Because it's fun? It's an extra way for players to challenge themselves should they want to and it makes for a more interesting difficulty than a button adding +300% enemy HP. Plus you can't see everything when developing the game, and silly sounding combos might turn up to be viable or great alternatives with a few item/spells/whatever synergy.

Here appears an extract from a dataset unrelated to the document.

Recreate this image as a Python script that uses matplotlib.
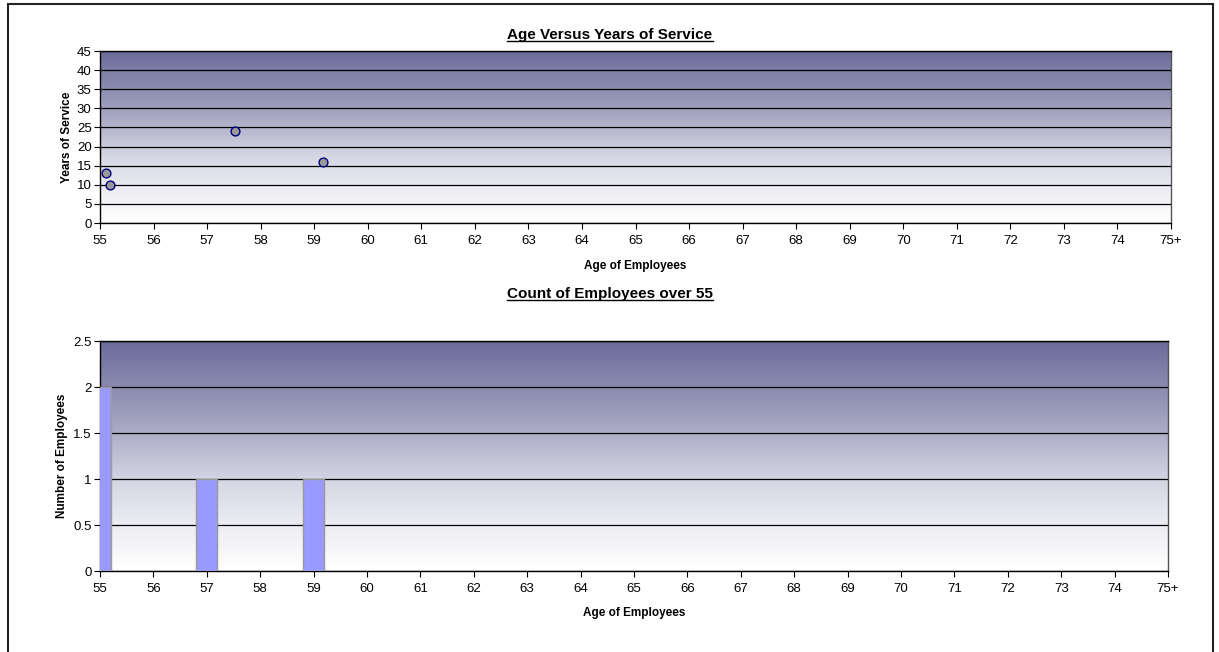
import numpy as np
import matplotlib.pyplot as plt
from matplotlib.colors import LinearSegmentedColormap
from matplotlib.patches import Rectangle
from matplotlib.lines import Line2D
from matplotlib.ticker import FuncFormatter

plt.rcParams['font.family'] = ['Liberation Sans', 'DejaVu Sans']

# scatter data: age vs years of service
ages = [55.12, 55.18, 57.52, 59.17]
service = [13, 10, 24, 16]

# histogram data: count per age
count_ages = [55, 57, 59]
counts = [2, 1, 1]

tick_vals = list(range(55, 76))
tick_labels = [str(v) for v in range(55, 75)] + ['75+']

W, H = 1219, 652
fig = plt.figure(figsize=(W / 100, H / 100), dpi=100)

# outer frame of the chart object
fig.patches.append(Rectangle((8 / W, -0.05), (1213 - 8) / W, 1.05 - 4 / H,
                             transform=fig.transFigure, fill=False,
                             edgecolor='#222222', linewidth=1.5, clip_on=False))

cmap = LinearSegmentedColormap.from_list('bg', ['#ffffff', '#d9d9e6', '#9b9bbb', '#6b6b9b'])
grad = np.linspace(0, 1, 256).reshape(-1, 1) ** 1.1


def style_axes(ax, ymax, ystep):
    ax.set_xlim(55, 75)
    ax.set_ylim(0, ymax)
    ax.imshow(grad, extent=[55, 75, 0, ymax], origin='lower', aspect='auto',
              cmap=cmap, zorder=0)
    ax.set_yticks(np.arange(0, ymax + 0.001, ystep))
    ax.yaxis.set_major_formatter(FuncFormatter(lambda v, p: f'{v:g}'))
    ax.set_xticks(tick_vals)
    ax.set_xticklabels(tick_labels)
    ax.grid(axis='y', color='black', linewidth=0.9, zorder=1)
    ax.set_axisbelow(False)
    ax.tick_params(labelsize=9.5, length=4, width=0.8, pad=2)
    ax.tick_params(axis='x', pad=5)
    for s in ax.spines.values():
        s.set_linewidth(1.0)
    ax.spines['right'].set_color('#555555')


# top: scatter
ax1 = fig.add_axes([100 / W, 1 - 223 / H, 1071 / W, 172 / H])
style_axes(ax1, 45, 5)
ax1.scatter(ages, service, s=40, facecolor='#999999', edgecolor='#000080',
            linewidth=1.0, zorder=3, clip_on=False)
ax1.set_ylabel('Years of Service', fontsize=8.5, fontweight='bold', labelpad=3)
ax1.set_xlabel('Age of Employees', fontsize=8.5, fontweight='bold', labelpad=9)

# bottom: counts
ax2 = fig.add_axes([100 / W, 1 - 571 / H, 1068 / W, 230 / H])
style_axes(ax2, 2.5, 0.5)
ax2.bar(count_ages, counts, width=0.4, color='#9999ff', edgecolor='#999999',
        linewidth=1.0, zorder=3)
ax2.set_ylabel('Number of Employees', fontsize=8.5, fontweight='bold', labelpad=4)
ax2.set_xlabel('Age of Employees', fontsize=8.5, fontweight='bold', labelpad=8)

titles = [('Age Versus Years of Service', 1 - 35 / H),
          ('Count of Employees over 55', 1 - 294 / H)]
text_objs = []
for t, y in titles:
    text_objs.append(fig.text(610 / W, y, t, ha='center', va='center',
                              fontsize=11, fontweight='bold'))

# underline the titles
fig.canvas.draw()
r = fig.canvas.get_renderer()
for txt in text_objs:
    bb = txt.get_window_extent(r).transformed(fig.transFigure.inverted())
    fig.lines.append(Line2D([bb.x0, bb.x1], [bb.y0 + 0.002, bb.y0 + 0.002],
                            transform=fig.transFigure, color='black', linewidth=1.0))

fig.savefig('out.png', dpi=100)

Obviously you want to provide some context, it shouldn't be a complete blind guess. I'd say you want a combination of intuitive stuff (ex: no need to tell the player that a dwarven wizard or orcish courtesan might run into issues) and direct information at party creation time (ex: having stuff like beginner/intermediate/advanced tags below each classes).
 

Butter

Arcane
Patron
Joined
Oct 1, 2018
Messages
8,615
The easiest way to prevent bad builds is to have all character progression on rails like a shitty Final Fantasy game. If you have complexity + choice, it's virtually guaranteed that bad builds will exist.